▶ What you will do:
Leave out every picture, then transcribe the rest of the listing exactly.
## begin Data
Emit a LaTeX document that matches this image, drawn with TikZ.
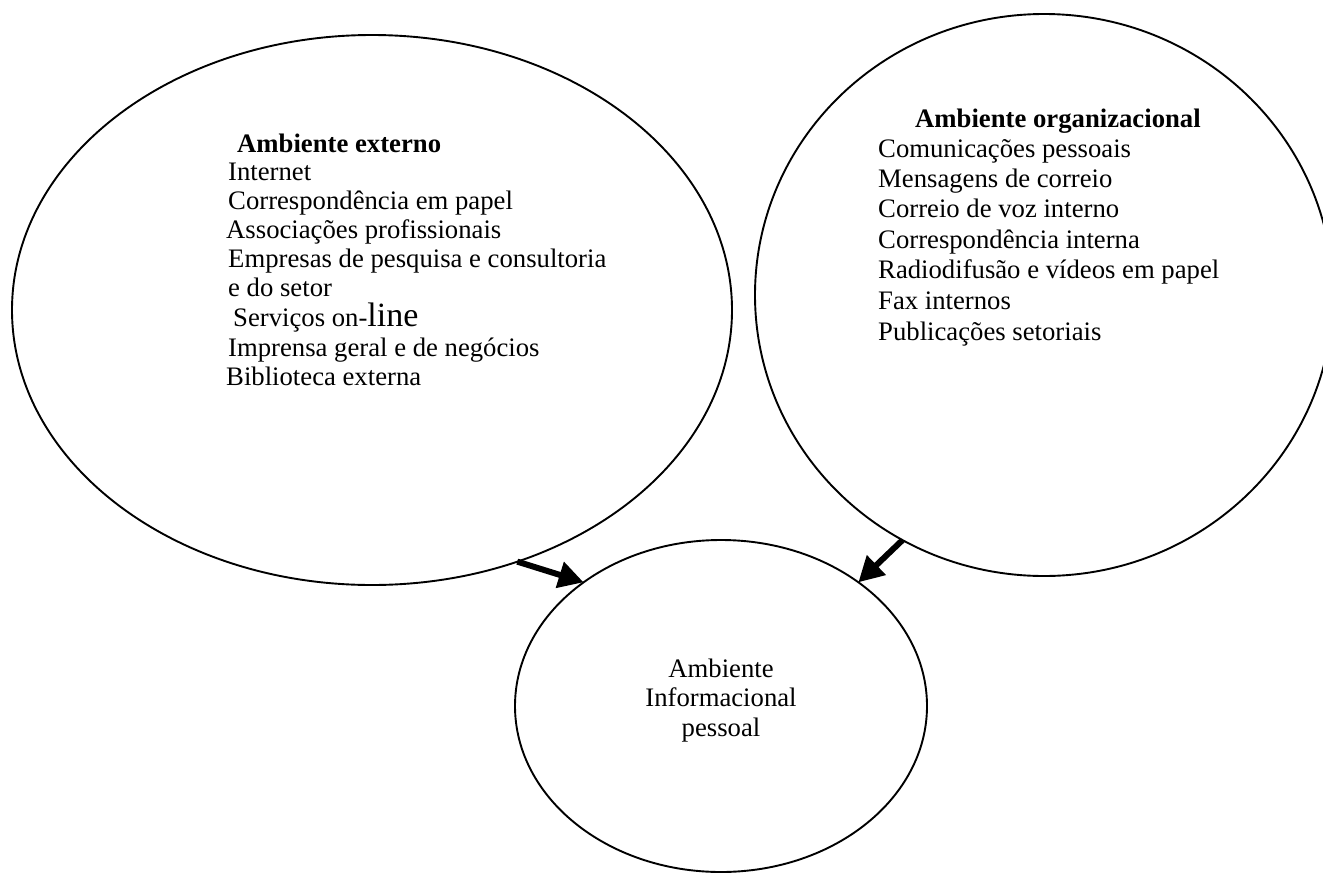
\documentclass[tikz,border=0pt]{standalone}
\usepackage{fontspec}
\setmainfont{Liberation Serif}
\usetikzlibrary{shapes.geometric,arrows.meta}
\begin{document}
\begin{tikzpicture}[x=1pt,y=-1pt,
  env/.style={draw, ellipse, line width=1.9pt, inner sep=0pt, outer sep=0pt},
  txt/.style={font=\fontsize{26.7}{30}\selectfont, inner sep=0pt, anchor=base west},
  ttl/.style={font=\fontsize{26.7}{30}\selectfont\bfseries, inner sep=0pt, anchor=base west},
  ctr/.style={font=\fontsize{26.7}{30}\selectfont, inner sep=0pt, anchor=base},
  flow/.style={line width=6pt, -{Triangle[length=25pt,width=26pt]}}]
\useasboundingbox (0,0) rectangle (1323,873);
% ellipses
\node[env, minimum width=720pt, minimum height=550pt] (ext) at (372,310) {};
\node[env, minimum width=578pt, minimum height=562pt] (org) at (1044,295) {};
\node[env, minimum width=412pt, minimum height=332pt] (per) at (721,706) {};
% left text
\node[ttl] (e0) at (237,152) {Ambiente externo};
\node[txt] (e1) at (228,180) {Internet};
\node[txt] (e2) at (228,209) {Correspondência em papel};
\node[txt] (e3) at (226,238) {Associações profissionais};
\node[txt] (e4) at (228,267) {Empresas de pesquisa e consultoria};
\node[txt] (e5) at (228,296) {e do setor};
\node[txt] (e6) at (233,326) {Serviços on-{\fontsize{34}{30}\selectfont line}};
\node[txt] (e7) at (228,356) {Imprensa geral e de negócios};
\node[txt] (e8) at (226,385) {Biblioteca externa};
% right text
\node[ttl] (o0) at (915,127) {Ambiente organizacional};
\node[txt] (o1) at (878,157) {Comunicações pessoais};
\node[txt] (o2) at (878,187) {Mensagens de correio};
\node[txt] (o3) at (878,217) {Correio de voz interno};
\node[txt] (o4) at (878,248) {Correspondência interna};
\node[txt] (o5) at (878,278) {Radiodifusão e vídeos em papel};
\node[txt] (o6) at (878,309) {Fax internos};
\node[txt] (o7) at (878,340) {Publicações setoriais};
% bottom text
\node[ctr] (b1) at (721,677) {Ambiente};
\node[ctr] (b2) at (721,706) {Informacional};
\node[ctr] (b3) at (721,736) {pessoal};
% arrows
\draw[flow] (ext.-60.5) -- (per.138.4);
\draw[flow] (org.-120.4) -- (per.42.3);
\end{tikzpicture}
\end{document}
## end Data
▶ Exercise answer:
Emit a LaTeX document that matches this image, drawn with TikZ.
\documentclass[tikz,border=0pt]{standalone}
\usepackage{fontspec}
\setmainfont{Liberation Serif}
\usetikzlibrary{shapes.geometric,arrows.meta}
\begin{document}
\begin{tikzpicture}[x=1pt,y=-1pt,
  env/.style={draw, ellipse, line width=1.9pt, inner sep=0pt, outer sep=0pt},
  txt/.style={font=\fontsize{26.7}{30}\selectfont, inner sep=0pt, anchor=base west},
  ttl/.style={font=\fontsize{26.7}{30}\selectfont\bfseries, inner sep=0pt, anchor=base west},
  ctr/.style={font=\fontsize{26.7}{30}\selectfont, inner sep=0pt, anchor=base},
  flow/.style={line width=6pt, -{Triangle[length=25pt,width=26pt]}}]
\useasboundingbox (0,0) rectangle (1323,873);
% ellipses
\node[env, minimum width=720pt, minimum height=550pt] (ext) at (372,310) {};
\node[env, minimum width=578pt, minimum height=562pt] (org) at (1044,295) {};
\node[env, minimum width=412pt, minimum height=332pt] (per) at (721,706) {};
% left text
\node[ttl] (e0) at (237,152) {Ambiente externo};
\node[txt] (e1) at (228,180) {Internet};
\node[txt] (e2) at (228,209) {Correspondência em papel};
\node[txt] (e3) at (226,238) {Associações profissionais};
\node[txt] (e4) at (228,267) {Empresas de pesquisa e consultoria};
\node[txt] (e5) at (228,296) {e do setor};
\node[txt] (e6) at (233,326) {Serviços on-{\fontsize{34}{30}\selectfont line}};
\node[txt] (e7) at (228,356) {Imprensa geral e de negócios};
\node[txt] (e8) at (226,385) {Biblioteca externa};
% right text
\node[ttl] (o0) at (915,127) {Ambiente organizacional};
\node[txt] (o1) at (878,157) {Comunicações pessoais};
\node[txt] (o2) at (878,187) {Mensagens de correio};
\node[txt] (o3) at (878,217) {Correio de voz interno};
\node[txt] (o4) at (878,248) {Correspondência interna};
\node[txt] (o5) at (878,278) {Radiodifusão e vídeos em papel};
\node[txt] (o6) at (878,309) {Fax internos};
\node[txt] (o7) at (878,340) {Publicações setoriais};
% bottom text
\node[ctr] (b1) at (721,677) {Ambiente};
\node[ctr] (b2) at (721,706) {Informacional};
\node[ctr] (b3) at (721,736) {pessoal};
% arrows
\draw[flow] (ext.-60.5) -- (per.138.4);
\draw[flow] (org.-120.4) -- (per.42.3);
\end{tikzpicture}
\end{document}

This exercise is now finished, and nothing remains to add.